La situation au Tchad devient incontrôlable à l’approche de l’élection présidentielle qui doit se tenir le 11 avril prochain. Après l’assaut du gouvernement mené contre l’opposant Yaya Diallo fin février, dans lequel ce dernier déclare avoir perdu sa mère et son fils, le siège du parti d’un autre opposant, Succès Masta, a été encerclé par la police. Conséquence: plusieurs candidats ont renoncé et dénoncent «un climat d’insécurité».
Saleh Kebzabo, l’opposant principal d’Idriss Déby depuis des années, s’est également retiré de la course le lendemain de la sanglante tentative d’arrestation de Yaya Diallo. Il continue de s’exprimer sur son compte Twitter et appelle au «boycott actif» de l’élection.
Ceux qui pense que je vais boycotter les élections en restant sous la véranda chez moi jusqu’au 11 avril se trompent.
— Saleh Kebzabo (@saleh_kebzabo) March 6, 2021
Le boycott sera actif. Pas seulement pour empêcher la tenue des élections, mais pour barrer la route à Déby d’être président du Tchad.
Le peuple en a marre.
L’avenir immédiat «paraît sombre»
Le Président Idriss Déby est au pouvoir depuis 30 ans. Il se porte candidat à l’élection de 2021 qui pourrait l’emmener vers son sixième mandat. Devant le nombre de mécontents, le scrutin risque d’être perturbé, estime Mahamat Abdoulaye, ex-ministre tchadien (Justice, Commerce, Aménagement du territoire, Décentralisation, Élevage, Postes et télécommunications entre autres…). Celui qui fut candidat à la présidentielle au Tchad en 1996 se trouve aujourd’hui, depuis 2012, en exil politique au Sénégal.
«L’avenir immédiat du Tchad nous paraît sombre pour plusieurs raisons: le peuple est mécontent. Il vit depuis des décennies dans la misère, l’injustice, la mauvaise gouvernance, l’impunité des dirigeants. C’est un peuple sans grande culture politique et démocratique, analphabète en majorité, partagé dans le sens nord-sud entre communautés par la faute du régime qui divise pour mieux régner.»
Une partie des citoyens va descendre dans la rue pour manifester, avance Mahamat Abdoulaye, mais d’après lui, l’intervention des forces de l’ordre peut dégénérer.
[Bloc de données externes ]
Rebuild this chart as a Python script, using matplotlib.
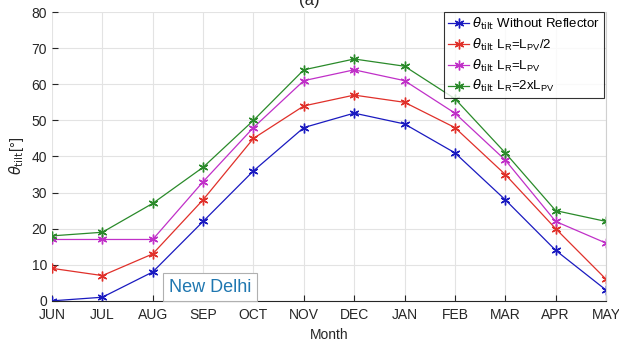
import matplotlib
matplotlib.use("Agg")
import matplotlib.pyplot as plt

months = ["JUN", "JUL", "AUG", "SEP", "OCT", "NOV", "DEC", "JAN", "FEB", "MAR", "APR", "MAY"]
without_reflector = [0, 1, 8, 22, 36, 48, 52, 49, 41, 28, 14, 3]
lr_half = [9, 7, 13, 28, 45, 54, 57, 55, 48, 35, 20, 6]
lr_equal = [17, 17, 17, 33, 48, 61, 64, 61, 52, 39, 22, 16]
lr_double = [18, 19, 27, 37, 50, 64, 67, 65, 56, 41, 25, 22]
yticks = [0, 10, 20, 30, 40, 50, 60, 70, 80]

plt.rcParams['font.family'] = ['Liberation Sans', 'DejaVu Sans']
plt.rcParams['mathtext.fontset'] = 'dejavusans'

fig = plt.figure(figsize=(6.19, 3.45), dpi=100)
ax = fig.add_axes([0.084, 0.128, 0.895, 0.837])
x = list(range(len(months)))

series = [
    (without_reflector, '#1a1ac0', r'$\theta_{\mathrm{tilt}}$ Without Reflector'),
    (lr_half, '#e0302a', r'$\theta_{\mathrm{tilt}}$ $\mathregular{L_R}$=$\mathregular{L_{PV}/2}$'),
    (lr_equal, '#c030c8', r'$\theta_{\mathrm{tilt}}$ $\mathregular{L_R}$=$\mathregular{L_{PV}}$'),
    (lr_double, '#2a8a2a', r'$\theta_{\mathrm{tilt}}$ $\mathregular{L_R}$=2x$\mathregular{L_{PV}}$'),
]
for vals, col, lab in series:
    ax.plot(x, vals, color=col, marker=(6, 2, 0), markersize=7, markeredgewidth=1.0,
            linewidth=0.9, label=lab)

ax.set_xlim(0, len(months) - 1)
ax.set_ylim(0, 80)
ax.set_xticks(x)
ax.set_xticklabels(months)
ax.set_yticks(yticks)
ax.grid(True, color='#e3e3e3', linewidth=0.8)
ax.set_axisbelow(True)
ax.tick_params(direction='in', length=4, colors='#262626', labelsize=10, labelcolor='#262626')
ax.tick_params(axis='x', pad=5)
for s in ax.spines.values():
    s.set_color('#d0d0d0')
ax.spines['bottom'].set_color('#262626')
ax.spines['left'].set_visible(False)
ax.spines['top'].set_visible(False)

ax.set_xlabel('Month', fontsize=10, color='#262626')
ax.xaxis.set_label_coords(0.5, -0.095)
ax.set_ylabel(r'$\theta_{\mathrm{tilt}}$[°]', fontsize=10.5, color='#262626', labelpad=4)

leg = ax.legend(loc='upper right', fontsize=9.5, frameon=True, fancybox=False,
                edgecolor='black', handlelength=1.6, handletextpad=0.25,
                borderpad=0.3, labelspacing=0.35, borderaxespad=0.0,
                bbox_to_anchor=(0.997, 1.0))
leg.get_frame().set_linewidth(0.8)

ax.text(2.32, 2.5, 'New Delhi', fontsize=13, color='#1f77b0',
        bbox=dict(boxstyle='square,pad=0.3', facecolor='white', edgecolor='#b0b0b0', linewidth=0.8))

fig.text(0.5, 1.0, '(a)', ha='center', va='center', fontsize=12, color='#262626')

fig.savefig('out.png', dpi=100)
Un tel degré de tension laisse présumer des conflits préélectoraux, électoraux et postélectoraux, estime-t-il.
«Il y a un risque de tueries et de massacres. Mais le régime fera du forcing pour passer en force en dépit de tout.»
Le G5 Sahel et l’Union africaine
Si la contestation descendait dans les rues de la capitale, la population se trouverait en grand danger. Et Mahamat Abdoulaye est persuadé que l’ingérence des organisations internationales comme le G5 Sahel ou l’Union africaine est «impossible».
«D’abord, elles n’interviendront pas pour ne pas gêner le régime. Et si elles agissent, ce sera pour conforter le pouvoir en place, ce ne sont que des clubs de chefs d’État et leurs instruments. Ce n’est pas un hasard si Idriss Déby est à la tête du G5 Sahel et Moussa Faki à la tête de l’Union africaine.»
Si Idriss Déby reste au pouvoir
«Depuis plus de 30 ans que le Président Déby est au pouvoir, le pays n’a fait que reculer sur tous les plans en dépit des revenus du pétrole et des mouvements armés qui menacent de toutes parts. L’IDH (indice de développement humain) du Tchad le classe 187e sur 189 pays en 2021, avec un PIB/habitant et par jour de 1,75 dollar en 2021 et un taux d’alphabétisation de 22,3%.»